The Master (Limited Release Date: 9-14-2012)

        The Master is by no means my least favorite movie of the year, but it will almost doubtlessly prove my least favorite to review to write. The film comes with all sorts of baggage, be they related to the flick's loose interpretation of Scientology, its mercilessly knotty subtext, or (most importantly) the legacy of the man behind the camera. Writer/director Paul Thomas Anderson is one of America's most celebrated film-makers, his enormous narrative scope, and raging sense of eccentricity greatly endearing him to many a movie buff, this writer included. And while the guy has tackled some thorny, esoteric thoughts and themes in the past, there is truly nothing in his catalogue thus far that could have foretold The Master. Simply put, it is one of the strangest, most polarizing statements to cross American silver screens in the last several years, and many a head will be hurting upon the rolling of the final credits. If you want to see what PTA has been up to since his 2007 masterpiece There Will Be Blood, you'd better put your thinking cap on, and be ready to feel exhausted afterwards.

        In his first feature since one of the most bizarre public meltdowns/method acting projects in recent memory, Joaquin Phoenix stars as Freddie Quell, a naval veteran returning home from WWII with only shreds of traditional humanity still intact. Quell's body is twisted and gnarled into unpleasant shapes, his voice often indecipherable as he loses his own train of thought. He specializes in creating cocktails out of some truly disgusting household items, his animalistic sexual desires seem to dominate his every thought, and the threat of violence appears to be constantly simmering just below the surface. Freddie is a mess, one of the most deranged and sickening messes you'll ever see committed to the big screen, which is exactly why Lancaster Dodd (Philip Seymour Hoffman) is so drawn to him. 

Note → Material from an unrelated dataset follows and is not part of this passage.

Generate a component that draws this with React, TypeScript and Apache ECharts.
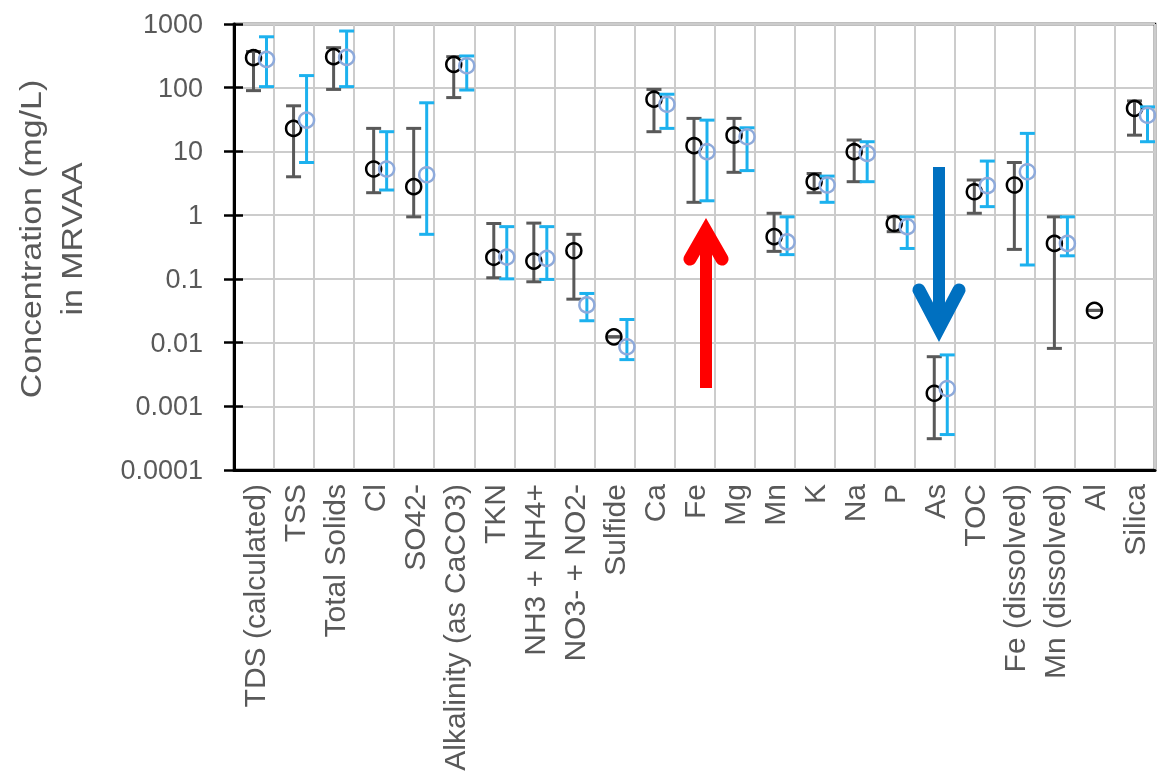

        The leader of an ever-growing community who calls themselves The Cause, and refers to Lancaster almost exclusively as Master, Dodd is a smooth-talking intellectual with some enough new-age ideas about birth, death, time, and the universe to fill a few books. Germane to these beliefs is the notion that humans are not animals, and that we all ought to, "return to our inherent state of perfect." So Quell needs guidance, and Dodd needs a project, but what on paper sounds like a match made in heaven turns out to be a far more unruly beast.

        If that summary sounds a bit convoluted/strange/abstract for your liking, then I'd avoid driving within 15 miles of any theater showing The Master. The film is endlessly unpredictable, heading full-throttle in directions both deplorable and unforeseeable, all while reveling in its own vagueness, and deriving obvious pleasure from its ability to turn stomachs. Its mysteries have been rattling around ceaselessly in my head ever since I saw it, but unlike previous Anderson think-pieces, I don't necessarily feel like I'm getting any closer to the answers. 

        Perhaps that's the point, but this is an awfully draining movie experience to end with a big fat question mark, which is undoubtably where the Magnolia director drops us off. The Auteur's films have almost always ended with momentous, concrete occurrences (lengthy prosthetics, jaw-dropping meteorology, "I'm finished!"). The Master, by contrast, seems to float away like mist, daring audiences to find a meaning all their own.  Much like Dodd's preachings themselves, the flick feels either deep, intertwined, and complex enough to support multiple features, or too devoid of actual meaning to even be worthy of one. I have yet to make up my mind on the matter, and will likely need a second (and possibly third) go-around, but no middle ground on the matter really feels possible.

        What will not require multiple viewings, on the other hand, is admiring the craft on display here. Working for the first time without trusty cinematographer Robert Elswit, Anderson turns to Mihai Malaimare Jr., who captures to the whole thing with the hypnotic beauty of a fever dream. Blood maestro Johnny Greenwood is back to turn the screws with reckless abandon, applying pitiless levels of foreboding and dread through-out, especially in the marvelously composed opening moments, among the film's best.
        
        But all the talk is about Phoenix and Hoffman, and why not? Hoffman wears snakeskin like he owns it, calculating his words and thoughts down to the most minute of details, all the better to maintain power over his followers. Besides the obvious L. Ron Hubbard citation on display here, Hoffman also seems to be sneaking pages out of the Orson Wells/Lawrence Olivier school of glorious over-acting, which makes him a perfect foil for Phoenix's feral channeling of Marlon Brando and Robert De Niro. These are big names to throw at any recently-delivered performance, but lovers of film history will find them largely unavoidable, especially in the case of Phoenix. His work here is so enormous, so volcanic, that it just about takes over the movie, and could easily be called hammy if it weren't so searing, so impossible to look away from. 

        And I guess that's where I'll stop my review, dropping you off in the middle of a thought as if a complete sentence would suffice, much like the movie itself. I know what I love about The Master, but I'm still working through its distanced, tangled whole. I'll let you know when I figure it out, but those who call themselves fans of well-crafted, important film-making ought to see it for themselves in the meantime. The Master isn't about to tell you what to believe, so why should I?